Other variables are also present but will not be studied in the analysis:

- `Charge Group Code`
- `Charge Group Description`
- `Arrest Type Code`
- `Charge`
- `Charge Description`
- `Address`
- `Cross Street`
- `Location`
- `Zip Codes`
- `Census Tracts`
- `Precinct Boundaries`
- `LA Specific Plans`
- `Council Districts`
- `Neighborhood Councils (Certified`



___

In [1]:
import pandas as pd
%matplotlib inline
import matplotlib.pyplot as plt
import seaborn as sns
import datetime
import statsmodels.api as sm
import pylab
from scipy import stats
from matplotlib.lines import Line2D


arrest_data = pd.read_csv('arrest-data-from-2010-to-present.csv', error_bad_lines = False)

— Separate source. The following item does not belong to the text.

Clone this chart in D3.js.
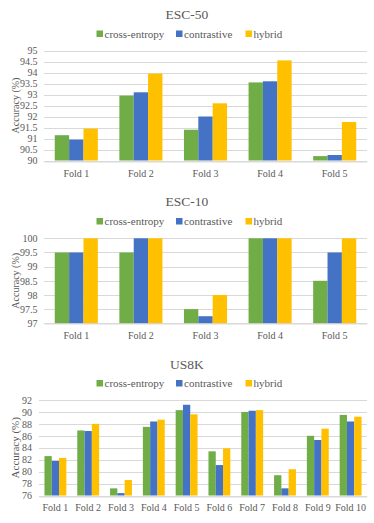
<!DOCTYPE html>
<html><head><meta charset="utf-8">
<script src="https://cdn.jsdelivr.net/npm/d3@7"></script>
<style>html,body{margin:0;padding:0;background:#fff;}svg{display:block;}</style>
</head><body>
<svg id="c" width="374" height="523"></svg>
<script>
const seriesNames = ["cross-entropy", "contrastive", "hybrid"];
const colors = ["#70AD47", "#4472C4", "#FFC000"];

const esc50Folds = ["Fold 1", "Fold 2", "Fold 3", "Fold 4", "Fold 5"];
const esc50CrossEntropy = [91.15, 92.95, 91.4, 93.55, 90.2];
const esc50Contrastive = [90.95, 93.1, 92.0, 93.6, 90.25];
const esc50Hybrid = [91.45, 93.95, 92.6, 94.55, 91.75];
const esc50Ticks = [90, 90.5, 91, 91.5, 92, 92.5, 93, 93.5, 94, 94.5, 95];

const esc10Folds = ["Fold 1", "Fold 2", "Fold 3", "Fold 4", "Fold 5"];
const esc10CrossEntropy = [99.5, 99.5, 97.5, 100, 98.5];
const esc10Contrastive = [99.5, 100, 97.25, 100, 99.5];
const esc10Hybrid = [100, 100, 98, 100, 100];
const esc10Ticks = [97, 97.5, 98, 98.5, 99, 99.5, 100];

const us8kFolds = ["Fold 1", "Fold 2", "Fold 3", "Fold 4", "Fold 5", "Fold 6", "Fold 7", "Fold 8", "Fold 9", "Fold 10"];
const us8kCrossEntropy = [82.6, 86.9, 77.2, 87.5, 90.3, 83.4, 90.0, 79.4, 86.0, 89.5];
const us8kContrastive = [81.8, 86.8, 76.4, 88.4, 91.2, 81.1, 90.2, 77.2, 85.3, 88.4];
const us8kHybrid = [82.3, 88.0, 78.6, 88.7, 89.6, 83.9, 90.3, 80.4, 87.2, 89.2];
const us8kTicks = [76, 78, 80, 82, 84, 86, 88, 90, 92];

const svg = d3.select("#c");
const FONT = "'Liberation Serif','Times New Roman',serif";
const TXT = "#595959";

function panel(cfg) {
  const g = svg.append("g");
  const y = d3.scaleLinear().domain([cfg.ticks[0], cfg.ticks[cfg.ticks.length - 1]]).range([cfg.bottom, cfg.top]);
  const x = d3.scaleBand().domain(cfg.folds).range([cfg.left, cfg.right]).paddingInner(1/3).paddingOuter(1/6);
  const xs = d3.scaleBand().domain(seriesNames).range([0, x.bandwidth()]);

  // title
  g.append("text").attr("x", 187).attr("y", cfg.titleY).attr("text-anchor", "middle")
    .attr("font-family", FONT).attr("font-size", 13.5).attr("fill", TXT).text(cfg.title);

  // legend
  const legX = [96.5, 176, 245.5];
  seriesNames.forEach((s, i) => {
    g.append("rect").attr("x", legX[i]).attr("y", cfg.legendY - 7).attr("width", 6.5).attr("height", 6.5).attr("fill", colors[i]);
    g.append("text").attr("x", legX[i] + 8).attr("y", cfg.legendY).attr("font-family", FONT)
      .attr("font-size", 11).attr("fill", TXT).text(s);
  });

  // gridlines
  g.append("g").selectAll("line").data(cfg.ticks).join("line")
    .attr("x1", cfg.left).attr("x2", cfg.right)
    .attr("y1", d => Math.round(y(d)) + 0.5).attr("y2", d => Math.round(y(d)) + 0.5)
    .attr("stroke", "#D9D9D9").attr("stroke-width", 1);

  // y axis tick labels
  const yAxis = d3.axisLeft(y).tickValues(cfg.ticks).tickSize(0).tickPadding(0).tickFormat(d => String(d));
  const ya = g.append("g").attr("transform", `translate(${cfg.left - cfg.tickGap},0)`).call(yAxis);
  ya.select(".domain").remove();
  ya.selectAll("text").attr("font-family", FONT).attr("font-size", 10).attr("fill", TXT);

  // y axis title
  g.append("text").attr("transform", `translate(${cfg.yTitleX},${(cfg.top + cfg.bottom) / 2}) rotate(-90)`)
    .attr("text-anchor", "middle").attr("dy", "0.35em").attr("font-family", FONT)
    .attr("font-size", cfg.yTitleSize).attr("fill", TXT).text("Accuracy (%)");

  // bars
  const rows = cfg.folds.map((f, i) => ({ fold: f, vals: cfg.series.map(s => s[i]) }));
  const base = cfg.ticks[0];
  g.append("g").selectAll("g").data(rows).join("g")
    .attr("transform", d => `translate(${x(d.fold)},0)`)
    .selectAll("rect").data(d => d.vals.map((v, j) => ({ v, s: seriesNames[j], j }))).join("rect")
    .attr("x", d => xs(d.s)).attr("width", xs.bandwidth())
    .attr("y", d => y(d.v)).attr("height", d => y(base) - y(d.v))
    .attr("fill", d => colors[d.j]);

  // x axis
  const xAxis = d3.axisBottom(x).tickSize(0).tickPadding(0);
  const xa = g.append("g").attr("transform", `translate(0,${Math.round(cfg.bottom) + 0.5})`).call(xAxis);
  xa.select(".domain").attr("stroke", "#D9D9D9");
  xa.selectAll("text").attr("font-family", FONT).attr("font-size", 10).attr("fill", TXT)
    .attr("dy", null).attr("y", cfg.xLabelOffset);
}

panel({ title: "ESC-50", titleY: 18.5, legendY: 37.5, top: 50.5, bottom: 160.5, left: 44, right: 367,
  folds: esc50Folds, series: [esc50CrossEntropy, esc50Contrastive, esc50Hybrid], ticks: esc50Ticks,
  tickGap: 6.5, yTitleX: 15, yTitleSize: 10, xLabelOffset: 15 });

panel({ title: "ESC-10", titleY: 205.5, legendY: 225, top: 238.3, bottom: 323.3, left: 44, right: 367,
  folds: esc10Folds, series: [esc10CrossEntropy, esc10Contrastive, esc10Hybrid], ticks: esc10Ticks,
  tickGap: 6.5, yTitleX: 15, yTitleSize: 10, xLabelOffset: 15 });

panel({ title: "US8K", titleY: 368.5, legendY: 387, top: 400, bottom: 495.5, left: 39, right: 367,
  folds: us8kFolds, series: [us8kCrossEntropy, us8kContrastive, us8kHybrid], ticks: us8kTicks,
  tickGap: 7, yTitleX: 15, yTitleSize: 11, xLabelOffset: 14.5 });
</script>
</body></html>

Now that we've loaded our data, let's have a sneak peek at our dataframe

In [2]:
arrest_data.head()

Unnamed: 0,Report ID,Arrest Date,Time,Area ID,Area Name,Reporting District,Age,Sex Code,Descent Code,Charge Group Code,...,Charge Description,Address,Cross Street,Location,Zip Codes,Census Tracts,Precinct Boundaries,LA Specific Plans,Council Districts,Neighborhood Councils (Certified)
0,5666847,2019-06-22T00:00:00.000,1630.0,14,Pacific,1457,44,M,W,24.0,...,VANDALISM,12300 CULVER BL,,"{'latitude': '33.992', 'human_address': '{""add...",24031.0,918.0,1137.0,10.0,10.0,85.0
1,5666688,2019-06-22T00:00:00.000,1010.0,10,West Valley,1061,8,M,O,,...,,19000 VANOWEN ST,,"{'latitude': '34.1687', 'human_address': '{""ad...",19339.0,321.0,1494.0,,4.0,10.0
2,5666570,2019-06-22T00:00:00.000,400.0,15,N Hollywood,1543,31,F,O,22.0,...,DRUNK DRIVING ALCOHOL/DRUGS,MAGNOLIA AV,LAUREL CANYON BL,"{'latitude': '34.1649', 'human_address': '{""ad...",8890.0,205.0,1332.0,17.0,5.0,39.0
3,5666529,2019-06-22T00:00:00.000,302.0,17,Devonshire,1738,23,F,W,22.0,...,DRUNK DRIVING ALCOHOL/DRUGS,HAYVENHURST ST,N REGAN FY,"{'latitude': '34.2692', 'human_address': '{""ad...",19329.0,69.0,388.0,,2.0,78.0
4,5666742,2019-06-22T00:00:00.000,1240.0,14,Pacific,1472,28,M,W,8.0,...,OBSTRUCT/RESIST EXECUTIVE OFFICER,6600 ESPLANADE ST,,"{'latitude': '33.9609', 'human_address': '{""ad...",25075.0,937.0,241.0,10.0,10.0,16.0


For our analysis, it is not important to keep all columns. Only the ones regarding the race, the date of the arrest, the gender and the type of arrest (i.e. infraction or felony) are of interest to us.

In [None]:
#Picking the necessary columns and renaming them
arrest_data = arrest_data[['Arrest Date', 'Sex Code', 'Descent Code', 'Arrest Type Code']] \
                .rename(columns = {'Arrest Date' : 'Date', 'Sex Code': 'Gender', 'Descent Code': 'Race', 
                                   'Arrest Type Code': 'Arrest Type'})


#Date --> DateTime
arrest_data['Date'] = pd.to_datetime(arrest_data['Date'], errors='coerce')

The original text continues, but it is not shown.